■ **Task description**: Check each line below for the word "with" and give the number of lines that have it, nothing more.

■ **Data records**:
"""

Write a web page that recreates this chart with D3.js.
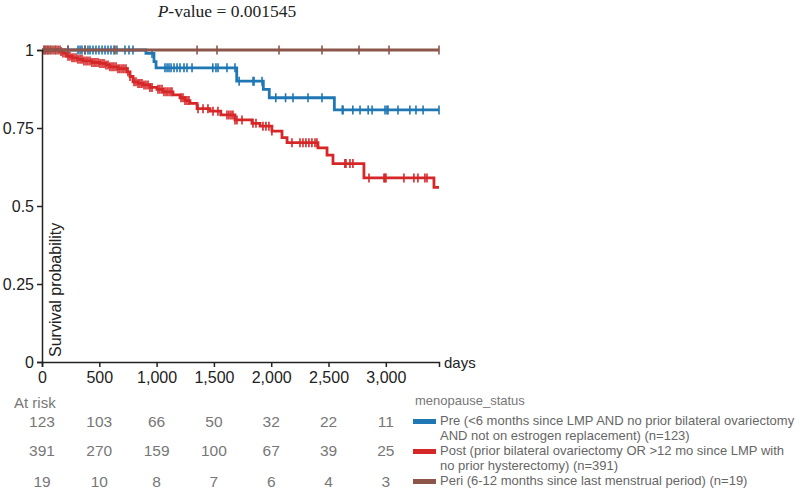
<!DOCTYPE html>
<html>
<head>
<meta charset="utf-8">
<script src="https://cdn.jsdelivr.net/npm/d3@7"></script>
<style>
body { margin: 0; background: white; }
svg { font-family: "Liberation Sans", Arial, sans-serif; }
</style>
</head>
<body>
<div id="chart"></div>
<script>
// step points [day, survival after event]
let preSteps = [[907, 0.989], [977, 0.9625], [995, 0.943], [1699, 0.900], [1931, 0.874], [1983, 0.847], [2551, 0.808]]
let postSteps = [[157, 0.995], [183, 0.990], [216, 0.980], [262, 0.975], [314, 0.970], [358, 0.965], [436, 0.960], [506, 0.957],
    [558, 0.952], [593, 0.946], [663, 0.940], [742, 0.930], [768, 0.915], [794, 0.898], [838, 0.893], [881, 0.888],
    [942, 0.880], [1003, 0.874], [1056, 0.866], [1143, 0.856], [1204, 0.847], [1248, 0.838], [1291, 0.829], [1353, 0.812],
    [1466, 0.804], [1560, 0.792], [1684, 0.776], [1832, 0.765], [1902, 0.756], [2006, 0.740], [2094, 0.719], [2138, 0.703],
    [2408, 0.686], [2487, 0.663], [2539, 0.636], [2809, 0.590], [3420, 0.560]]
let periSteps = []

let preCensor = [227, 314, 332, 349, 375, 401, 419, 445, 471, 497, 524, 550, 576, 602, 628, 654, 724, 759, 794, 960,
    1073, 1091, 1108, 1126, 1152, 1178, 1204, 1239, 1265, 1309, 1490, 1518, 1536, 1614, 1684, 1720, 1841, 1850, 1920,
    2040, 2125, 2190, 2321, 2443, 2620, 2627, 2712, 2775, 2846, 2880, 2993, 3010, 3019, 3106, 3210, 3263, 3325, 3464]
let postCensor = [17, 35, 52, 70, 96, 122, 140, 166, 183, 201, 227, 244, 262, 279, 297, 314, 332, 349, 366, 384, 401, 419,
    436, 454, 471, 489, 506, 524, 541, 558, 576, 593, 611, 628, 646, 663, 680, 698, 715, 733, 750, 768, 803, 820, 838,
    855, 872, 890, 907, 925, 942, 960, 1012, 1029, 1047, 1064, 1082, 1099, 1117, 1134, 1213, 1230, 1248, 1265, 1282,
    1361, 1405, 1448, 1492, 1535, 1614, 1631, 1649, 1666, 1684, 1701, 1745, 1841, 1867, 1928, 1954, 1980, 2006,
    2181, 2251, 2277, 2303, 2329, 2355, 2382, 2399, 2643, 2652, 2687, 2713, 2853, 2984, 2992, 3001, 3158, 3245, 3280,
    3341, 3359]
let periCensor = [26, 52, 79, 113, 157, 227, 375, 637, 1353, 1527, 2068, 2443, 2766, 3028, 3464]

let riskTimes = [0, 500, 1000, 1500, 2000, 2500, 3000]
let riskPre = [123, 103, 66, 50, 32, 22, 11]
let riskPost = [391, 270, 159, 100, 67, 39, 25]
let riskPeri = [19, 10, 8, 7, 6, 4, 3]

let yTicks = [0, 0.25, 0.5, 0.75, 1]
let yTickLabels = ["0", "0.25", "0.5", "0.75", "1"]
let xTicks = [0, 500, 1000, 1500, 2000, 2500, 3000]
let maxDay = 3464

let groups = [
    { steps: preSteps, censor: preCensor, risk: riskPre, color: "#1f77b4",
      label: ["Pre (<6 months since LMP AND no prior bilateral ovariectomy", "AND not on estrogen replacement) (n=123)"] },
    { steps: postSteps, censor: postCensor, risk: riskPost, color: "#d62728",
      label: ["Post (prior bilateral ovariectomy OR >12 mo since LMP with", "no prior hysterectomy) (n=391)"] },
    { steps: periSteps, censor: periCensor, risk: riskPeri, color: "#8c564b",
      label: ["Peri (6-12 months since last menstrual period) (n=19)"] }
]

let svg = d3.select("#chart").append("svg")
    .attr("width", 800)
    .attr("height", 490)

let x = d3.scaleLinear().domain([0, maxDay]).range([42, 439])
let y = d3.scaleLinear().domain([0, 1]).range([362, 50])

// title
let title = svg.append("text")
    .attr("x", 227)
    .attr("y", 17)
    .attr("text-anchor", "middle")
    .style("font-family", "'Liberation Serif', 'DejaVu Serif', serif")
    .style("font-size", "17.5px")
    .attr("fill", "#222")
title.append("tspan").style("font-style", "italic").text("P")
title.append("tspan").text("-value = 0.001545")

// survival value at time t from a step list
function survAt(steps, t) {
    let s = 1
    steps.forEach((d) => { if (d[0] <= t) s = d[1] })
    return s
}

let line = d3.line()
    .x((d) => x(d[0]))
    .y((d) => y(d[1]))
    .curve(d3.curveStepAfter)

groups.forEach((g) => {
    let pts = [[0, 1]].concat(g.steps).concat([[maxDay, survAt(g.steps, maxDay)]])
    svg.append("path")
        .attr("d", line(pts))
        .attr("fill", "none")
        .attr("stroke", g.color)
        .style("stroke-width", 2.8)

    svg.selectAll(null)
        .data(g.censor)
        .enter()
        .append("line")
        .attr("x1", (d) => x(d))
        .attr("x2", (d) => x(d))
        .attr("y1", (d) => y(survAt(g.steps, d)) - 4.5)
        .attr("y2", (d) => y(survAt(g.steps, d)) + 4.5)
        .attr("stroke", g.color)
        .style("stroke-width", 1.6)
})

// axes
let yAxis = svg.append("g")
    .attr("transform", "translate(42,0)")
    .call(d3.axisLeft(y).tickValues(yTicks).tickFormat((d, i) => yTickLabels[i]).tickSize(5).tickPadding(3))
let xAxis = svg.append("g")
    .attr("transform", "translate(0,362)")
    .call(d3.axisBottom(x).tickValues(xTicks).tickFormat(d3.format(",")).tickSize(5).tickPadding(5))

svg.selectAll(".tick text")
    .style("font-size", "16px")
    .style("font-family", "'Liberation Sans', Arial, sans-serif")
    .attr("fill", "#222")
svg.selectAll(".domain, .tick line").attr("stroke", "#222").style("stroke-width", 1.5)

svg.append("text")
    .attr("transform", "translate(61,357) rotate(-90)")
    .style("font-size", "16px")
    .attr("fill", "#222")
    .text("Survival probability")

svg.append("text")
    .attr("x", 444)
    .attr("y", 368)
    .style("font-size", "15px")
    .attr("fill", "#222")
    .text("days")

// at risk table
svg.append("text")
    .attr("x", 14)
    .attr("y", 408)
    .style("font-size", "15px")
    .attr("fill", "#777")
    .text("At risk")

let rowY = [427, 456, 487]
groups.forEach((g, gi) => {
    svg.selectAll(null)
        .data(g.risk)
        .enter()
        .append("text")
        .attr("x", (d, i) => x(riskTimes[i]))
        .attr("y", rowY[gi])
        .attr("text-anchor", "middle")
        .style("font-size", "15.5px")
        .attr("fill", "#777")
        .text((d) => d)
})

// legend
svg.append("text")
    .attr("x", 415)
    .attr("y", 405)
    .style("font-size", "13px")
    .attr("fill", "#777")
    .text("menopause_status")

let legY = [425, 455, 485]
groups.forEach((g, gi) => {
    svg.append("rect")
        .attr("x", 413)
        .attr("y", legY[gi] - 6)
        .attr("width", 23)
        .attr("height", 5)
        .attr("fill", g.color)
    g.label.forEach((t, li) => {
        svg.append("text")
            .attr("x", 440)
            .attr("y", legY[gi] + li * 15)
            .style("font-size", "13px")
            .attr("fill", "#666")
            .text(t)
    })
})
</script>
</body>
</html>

"""
"""

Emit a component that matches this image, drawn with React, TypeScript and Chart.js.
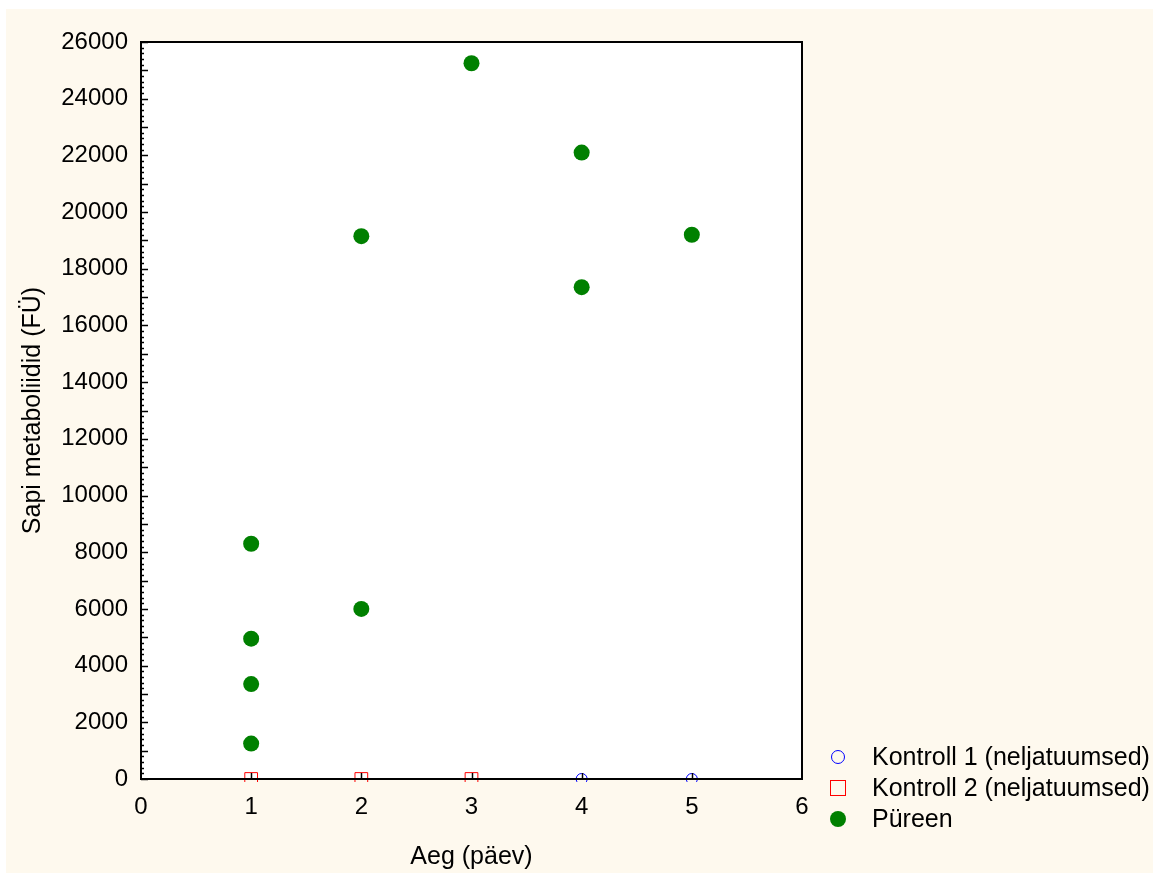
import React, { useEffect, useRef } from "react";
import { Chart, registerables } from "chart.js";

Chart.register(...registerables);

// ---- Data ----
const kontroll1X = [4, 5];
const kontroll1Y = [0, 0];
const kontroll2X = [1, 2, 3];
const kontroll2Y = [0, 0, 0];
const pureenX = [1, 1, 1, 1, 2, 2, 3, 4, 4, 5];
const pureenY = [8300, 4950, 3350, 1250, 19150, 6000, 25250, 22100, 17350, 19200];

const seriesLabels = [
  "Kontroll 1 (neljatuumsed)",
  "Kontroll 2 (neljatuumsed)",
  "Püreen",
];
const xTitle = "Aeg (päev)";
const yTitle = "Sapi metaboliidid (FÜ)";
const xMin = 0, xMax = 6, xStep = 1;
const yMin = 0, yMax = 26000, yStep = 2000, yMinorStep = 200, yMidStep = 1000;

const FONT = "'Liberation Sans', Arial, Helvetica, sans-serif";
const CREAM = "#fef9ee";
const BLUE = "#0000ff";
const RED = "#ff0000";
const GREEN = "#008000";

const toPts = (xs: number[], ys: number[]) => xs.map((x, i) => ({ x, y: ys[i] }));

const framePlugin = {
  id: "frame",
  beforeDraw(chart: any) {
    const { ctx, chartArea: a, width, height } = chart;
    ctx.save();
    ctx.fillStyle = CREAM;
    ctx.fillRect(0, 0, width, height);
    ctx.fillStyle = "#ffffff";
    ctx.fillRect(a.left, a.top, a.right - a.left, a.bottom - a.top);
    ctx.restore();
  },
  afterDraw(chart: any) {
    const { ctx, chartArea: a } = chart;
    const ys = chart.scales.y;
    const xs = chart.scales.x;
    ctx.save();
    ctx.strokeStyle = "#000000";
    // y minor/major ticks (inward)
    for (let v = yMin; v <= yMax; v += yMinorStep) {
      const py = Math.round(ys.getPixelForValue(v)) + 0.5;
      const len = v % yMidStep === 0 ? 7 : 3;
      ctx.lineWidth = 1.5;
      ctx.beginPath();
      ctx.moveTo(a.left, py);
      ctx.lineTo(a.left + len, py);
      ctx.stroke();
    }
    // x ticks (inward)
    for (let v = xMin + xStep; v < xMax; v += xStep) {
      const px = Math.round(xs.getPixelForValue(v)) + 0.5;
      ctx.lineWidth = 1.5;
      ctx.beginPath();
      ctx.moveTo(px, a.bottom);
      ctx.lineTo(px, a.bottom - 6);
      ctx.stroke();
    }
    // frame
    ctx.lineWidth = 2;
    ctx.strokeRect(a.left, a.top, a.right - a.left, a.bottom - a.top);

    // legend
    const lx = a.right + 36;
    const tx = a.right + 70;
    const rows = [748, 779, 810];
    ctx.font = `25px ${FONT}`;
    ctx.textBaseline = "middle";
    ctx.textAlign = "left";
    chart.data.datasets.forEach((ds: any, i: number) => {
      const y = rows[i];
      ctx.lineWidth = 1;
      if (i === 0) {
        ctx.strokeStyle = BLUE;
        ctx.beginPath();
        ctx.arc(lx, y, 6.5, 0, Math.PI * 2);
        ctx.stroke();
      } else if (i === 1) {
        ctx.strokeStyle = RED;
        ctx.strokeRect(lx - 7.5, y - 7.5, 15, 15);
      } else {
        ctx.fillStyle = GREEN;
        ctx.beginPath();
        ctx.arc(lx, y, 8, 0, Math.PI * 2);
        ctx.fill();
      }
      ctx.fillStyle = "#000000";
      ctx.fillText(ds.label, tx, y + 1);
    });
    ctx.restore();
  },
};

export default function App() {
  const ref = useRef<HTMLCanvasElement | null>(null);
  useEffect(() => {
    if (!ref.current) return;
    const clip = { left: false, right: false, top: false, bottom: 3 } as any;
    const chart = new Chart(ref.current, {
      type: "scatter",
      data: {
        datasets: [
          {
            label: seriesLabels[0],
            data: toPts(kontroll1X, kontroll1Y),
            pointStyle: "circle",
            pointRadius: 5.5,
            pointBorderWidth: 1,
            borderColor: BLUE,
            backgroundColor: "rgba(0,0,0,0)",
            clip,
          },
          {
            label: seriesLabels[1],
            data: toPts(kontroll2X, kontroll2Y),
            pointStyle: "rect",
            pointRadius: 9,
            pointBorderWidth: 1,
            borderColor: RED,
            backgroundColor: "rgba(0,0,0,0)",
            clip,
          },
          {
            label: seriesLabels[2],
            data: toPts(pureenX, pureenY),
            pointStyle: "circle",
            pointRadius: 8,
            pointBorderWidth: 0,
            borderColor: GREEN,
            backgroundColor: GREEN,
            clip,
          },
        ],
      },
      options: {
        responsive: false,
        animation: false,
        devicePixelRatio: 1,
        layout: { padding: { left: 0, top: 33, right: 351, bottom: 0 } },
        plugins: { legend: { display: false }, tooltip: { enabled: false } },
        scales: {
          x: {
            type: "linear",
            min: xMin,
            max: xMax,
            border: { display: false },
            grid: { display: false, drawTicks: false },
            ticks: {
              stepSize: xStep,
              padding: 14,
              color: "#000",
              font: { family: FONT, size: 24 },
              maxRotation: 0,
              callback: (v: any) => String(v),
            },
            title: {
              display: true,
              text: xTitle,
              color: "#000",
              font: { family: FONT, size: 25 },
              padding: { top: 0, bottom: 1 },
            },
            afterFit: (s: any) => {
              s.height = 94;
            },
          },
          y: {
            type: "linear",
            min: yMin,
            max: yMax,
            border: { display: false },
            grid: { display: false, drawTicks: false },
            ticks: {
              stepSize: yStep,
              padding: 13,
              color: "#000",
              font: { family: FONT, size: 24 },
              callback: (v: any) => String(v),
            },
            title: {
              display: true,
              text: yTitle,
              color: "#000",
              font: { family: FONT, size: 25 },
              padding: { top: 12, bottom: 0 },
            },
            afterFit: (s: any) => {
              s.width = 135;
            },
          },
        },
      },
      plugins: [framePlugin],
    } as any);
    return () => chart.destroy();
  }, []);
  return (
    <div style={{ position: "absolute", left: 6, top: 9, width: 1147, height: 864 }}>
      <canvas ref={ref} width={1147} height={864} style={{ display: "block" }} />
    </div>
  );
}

"""
"""

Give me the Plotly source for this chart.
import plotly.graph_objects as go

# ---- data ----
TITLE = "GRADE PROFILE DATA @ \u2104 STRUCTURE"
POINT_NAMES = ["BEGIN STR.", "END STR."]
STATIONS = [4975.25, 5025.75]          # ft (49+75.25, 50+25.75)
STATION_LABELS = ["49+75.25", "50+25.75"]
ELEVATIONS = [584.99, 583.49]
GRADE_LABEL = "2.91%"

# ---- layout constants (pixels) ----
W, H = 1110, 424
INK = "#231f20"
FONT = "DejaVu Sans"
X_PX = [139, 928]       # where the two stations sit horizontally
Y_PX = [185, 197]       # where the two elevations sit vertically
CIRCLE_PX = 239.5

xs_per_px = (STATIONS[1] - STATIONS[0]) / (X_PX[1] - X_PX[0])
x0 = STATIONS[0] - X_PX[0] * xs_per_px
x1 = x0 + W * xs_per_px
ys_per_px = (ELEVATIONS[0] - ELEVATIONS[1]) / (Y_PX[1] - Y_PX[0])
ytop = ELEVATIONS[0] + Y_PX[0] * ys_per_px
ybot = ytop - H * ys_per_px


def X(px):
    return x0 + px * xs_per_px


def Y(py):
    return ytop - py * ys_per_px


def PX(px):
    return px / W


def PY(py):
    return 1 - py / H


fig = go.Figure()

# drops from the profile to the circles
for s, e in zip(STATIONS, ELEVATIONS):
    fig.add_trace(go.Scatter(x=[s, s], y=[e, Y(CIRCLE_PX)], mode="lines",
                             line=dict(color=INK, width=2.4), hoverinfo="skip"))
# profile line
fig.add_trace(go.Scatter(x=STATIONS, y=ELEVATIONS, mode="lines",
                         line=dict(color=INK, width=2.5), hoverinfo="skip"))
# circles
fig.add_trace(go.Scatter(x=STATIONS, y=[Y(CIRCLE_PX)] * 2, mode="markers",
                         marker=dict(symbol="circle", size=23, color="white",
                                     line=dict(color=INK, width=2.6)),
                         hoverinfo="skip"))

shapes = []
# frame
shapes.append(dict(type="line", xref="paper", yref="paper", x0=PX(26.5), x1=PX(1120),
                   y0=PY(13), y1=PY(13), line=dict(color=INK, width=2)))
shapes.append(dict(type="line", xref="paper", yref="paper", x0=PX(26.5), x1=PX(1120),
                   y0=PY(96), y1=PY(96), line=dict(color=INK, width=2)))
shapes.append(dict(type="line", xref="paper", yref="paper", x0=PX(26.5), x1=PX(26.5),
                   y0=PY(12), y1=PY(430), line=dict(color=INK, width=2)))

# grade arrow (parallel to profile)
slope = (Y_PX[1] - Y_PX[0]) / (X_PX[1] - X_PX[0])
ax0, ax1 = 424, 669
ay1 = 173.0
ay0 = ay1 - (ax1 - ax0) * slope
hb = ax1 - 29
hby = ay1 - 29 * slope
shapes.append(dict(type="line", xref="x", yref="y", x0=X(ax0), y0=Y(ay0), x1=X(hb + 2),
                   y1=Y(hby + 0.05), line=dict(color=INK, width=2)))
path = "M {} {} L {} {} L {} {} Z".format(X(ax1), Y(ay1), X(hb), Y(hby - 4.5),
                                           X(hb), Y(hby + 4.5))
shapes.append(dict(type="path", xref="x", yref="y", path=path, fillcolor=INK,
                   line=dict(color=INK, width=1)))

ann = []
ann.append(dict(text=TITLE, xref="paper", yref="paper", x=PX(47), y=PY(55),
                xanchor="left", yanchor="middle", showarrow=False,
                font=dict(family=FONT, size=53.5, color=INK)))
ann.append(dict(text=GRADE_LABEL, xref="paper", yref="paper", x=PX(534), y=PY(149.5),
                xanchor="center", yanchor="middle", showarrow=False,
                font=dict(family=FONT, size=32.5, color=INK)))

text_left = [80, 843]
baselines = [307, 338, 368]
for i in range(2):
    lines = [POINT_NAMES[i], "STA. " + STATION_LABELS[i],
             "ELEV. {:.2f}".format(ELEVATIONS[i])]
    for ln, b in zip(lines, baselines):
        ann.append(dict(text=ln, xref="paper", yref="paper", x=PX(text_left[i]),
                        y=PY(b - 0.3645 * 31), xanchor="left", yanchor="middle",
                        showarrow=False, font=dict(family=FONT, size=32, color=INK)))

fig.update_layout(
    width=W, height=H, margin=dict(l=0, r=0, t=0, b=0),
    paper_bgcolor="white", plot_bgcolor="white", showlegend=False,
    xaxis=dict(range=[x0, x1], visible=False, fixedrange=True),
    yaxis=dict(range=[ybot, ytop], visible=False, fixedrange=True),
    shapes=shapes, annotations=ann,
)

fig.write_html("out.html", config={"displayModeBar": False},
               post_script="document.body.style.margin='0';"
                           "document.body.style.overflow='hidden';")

"""

■ **Worked answer**: 3